◆ THE EXERCISE: Where the string "that" occurs in the material below, report the whole line.

◆ RECORDS TO USE:
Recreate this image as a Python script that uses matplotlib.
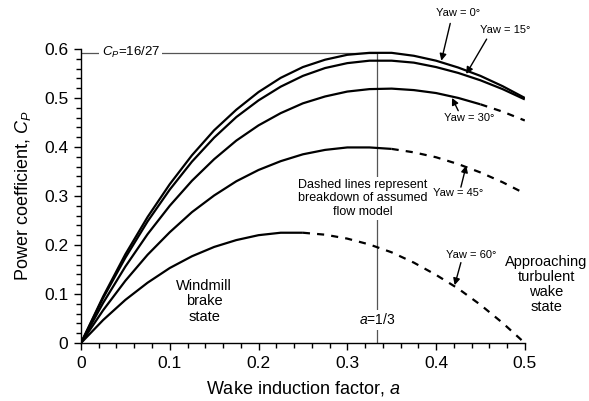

* * *

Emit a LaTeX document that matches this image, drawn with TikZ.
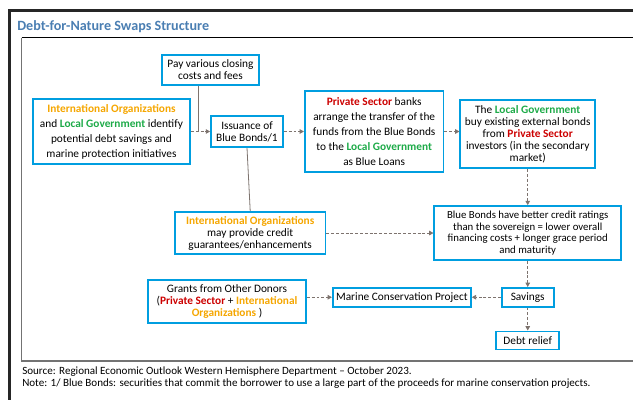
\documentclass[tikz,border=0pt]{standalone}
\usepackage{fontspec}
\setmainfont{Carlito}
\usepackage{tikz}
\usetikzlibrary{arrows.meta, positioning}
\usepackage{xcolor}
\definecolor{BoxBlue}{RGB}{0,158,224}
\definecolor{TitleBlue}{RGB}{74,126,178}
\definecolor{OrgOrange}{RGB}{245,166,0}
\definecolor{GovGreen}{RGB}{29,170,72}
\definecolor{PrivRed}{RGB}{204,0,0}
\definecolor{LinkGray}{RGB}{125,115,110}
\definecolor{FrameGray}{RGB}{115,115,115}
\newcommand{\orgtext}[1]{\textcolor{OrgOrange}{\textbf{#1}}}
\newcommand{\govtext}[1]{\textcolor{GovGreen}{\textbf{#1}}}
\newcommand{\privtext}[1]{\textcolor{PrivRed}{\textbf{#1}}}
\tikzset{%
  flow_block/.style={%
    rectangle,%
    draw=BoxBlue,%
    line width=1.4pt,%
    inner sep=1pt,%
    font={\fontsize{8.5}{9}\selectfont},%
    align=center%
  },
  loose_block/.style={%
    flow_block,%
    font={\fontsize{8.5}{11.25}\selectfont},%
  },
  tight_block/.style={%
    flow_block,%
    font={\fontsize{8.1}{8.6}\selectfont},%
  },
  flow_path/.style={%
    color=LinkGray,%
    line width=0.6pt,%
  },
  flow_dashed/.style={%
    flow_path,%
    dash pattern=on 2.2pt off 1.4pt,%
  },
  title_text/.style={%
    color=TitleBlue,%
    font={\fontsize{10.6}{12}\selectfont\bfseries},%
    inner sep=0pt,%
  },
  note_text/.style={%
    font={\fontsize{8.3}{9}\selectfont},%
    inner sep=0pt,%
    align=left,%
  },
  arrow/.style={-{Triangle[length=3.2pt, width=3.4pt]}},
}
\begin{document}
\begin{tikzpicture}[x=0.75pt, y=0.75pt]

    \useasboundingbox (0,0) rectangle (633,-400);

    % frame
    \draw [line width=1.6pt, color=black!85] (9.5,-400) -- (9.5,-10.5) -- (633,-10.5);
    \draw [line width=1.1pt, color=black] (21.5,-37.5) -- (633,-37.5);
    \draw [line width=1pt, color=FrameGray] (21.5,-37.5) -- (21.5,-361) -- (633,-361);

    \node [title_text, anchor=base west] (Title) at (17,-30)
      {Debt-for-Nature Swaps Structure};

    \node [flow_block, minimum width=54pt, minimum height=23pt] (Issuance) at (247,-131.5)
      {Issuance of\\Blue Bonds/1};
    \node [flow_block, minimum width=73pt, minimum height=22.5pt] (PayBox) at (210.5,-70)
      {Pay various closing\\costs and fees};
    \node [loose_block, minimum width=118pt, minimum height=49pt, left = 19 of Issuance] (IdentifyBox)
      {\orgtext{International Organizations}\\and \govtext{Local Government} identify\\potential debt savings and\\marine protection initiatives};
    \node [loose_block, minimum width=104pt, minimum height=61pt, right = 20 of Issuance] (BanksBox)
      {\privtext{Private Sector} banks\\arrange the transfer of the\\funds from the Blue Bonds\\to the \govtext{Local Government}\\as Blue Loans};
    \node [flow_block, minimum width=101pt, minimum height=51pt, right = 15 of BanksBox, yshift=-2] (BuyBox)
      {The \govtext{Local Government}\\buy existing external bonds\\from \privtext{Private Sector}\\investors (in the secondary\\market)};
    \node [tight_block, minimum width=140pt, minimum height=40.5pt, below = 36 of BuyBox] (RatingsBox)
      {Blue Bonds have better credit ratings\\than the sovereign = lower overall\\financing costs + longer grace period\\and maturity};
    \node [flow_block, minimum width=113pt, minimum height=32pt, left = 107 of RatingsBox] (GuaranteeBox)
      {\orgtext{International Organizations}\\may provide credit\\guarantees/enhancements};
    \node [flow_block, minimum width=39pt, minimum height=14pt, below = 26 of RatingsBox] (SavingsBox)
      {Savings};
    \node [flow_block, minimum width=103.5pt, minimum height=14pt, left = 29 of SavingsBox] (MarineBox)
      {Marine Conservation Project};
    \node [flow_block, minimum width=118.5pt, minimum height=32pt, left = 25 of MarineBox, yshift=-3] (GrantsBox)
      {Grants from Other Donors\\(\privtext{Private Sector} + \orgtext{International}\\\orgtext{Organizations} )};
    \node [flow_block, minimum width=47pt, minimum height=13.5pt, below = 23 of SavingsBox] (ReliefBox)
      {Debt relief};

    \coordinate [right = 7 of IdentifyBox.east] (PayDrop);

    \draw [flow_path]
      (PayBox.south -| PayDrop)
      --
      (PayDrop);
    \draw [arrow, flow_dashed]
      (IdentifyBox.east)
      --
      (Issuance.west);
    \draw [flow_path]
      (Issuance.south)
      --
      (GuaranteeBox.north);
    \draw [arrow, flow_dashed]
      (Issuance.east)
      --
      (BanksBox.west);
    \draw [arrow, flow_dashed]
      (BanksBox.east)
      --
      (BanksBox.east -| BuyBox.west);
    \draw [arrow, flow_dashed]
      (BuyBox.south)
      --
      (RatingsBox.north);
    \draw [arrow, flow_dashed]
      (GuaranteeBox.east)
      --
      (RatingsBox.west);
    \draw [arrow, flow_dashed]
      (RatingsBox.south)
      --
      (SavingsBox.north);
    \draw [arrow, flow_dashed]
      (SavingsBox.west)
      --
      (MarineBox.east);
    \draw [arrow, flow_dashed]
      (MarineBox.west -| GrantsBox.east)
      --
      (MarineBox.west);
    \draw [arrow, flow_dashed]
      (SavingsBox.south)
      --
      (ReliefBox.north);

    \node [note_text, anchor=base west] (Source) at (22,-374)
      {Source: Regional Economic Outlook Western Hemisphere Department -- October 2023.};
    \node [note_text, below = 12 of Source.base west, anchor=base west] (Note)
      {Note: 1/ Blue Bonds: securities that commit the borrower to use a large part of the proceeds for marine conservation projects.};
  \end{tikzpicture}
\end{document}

◆ EXERCISE OUTPUT:
Recreate this image as a Python script that uses matplotlib.
Emit a LaTeX document that matches this image, drawn with TikZ.
      {Note: 1/ Blue Bonds: securities that commit the borrower to use a large part of the proceeds for marine conservation projects.};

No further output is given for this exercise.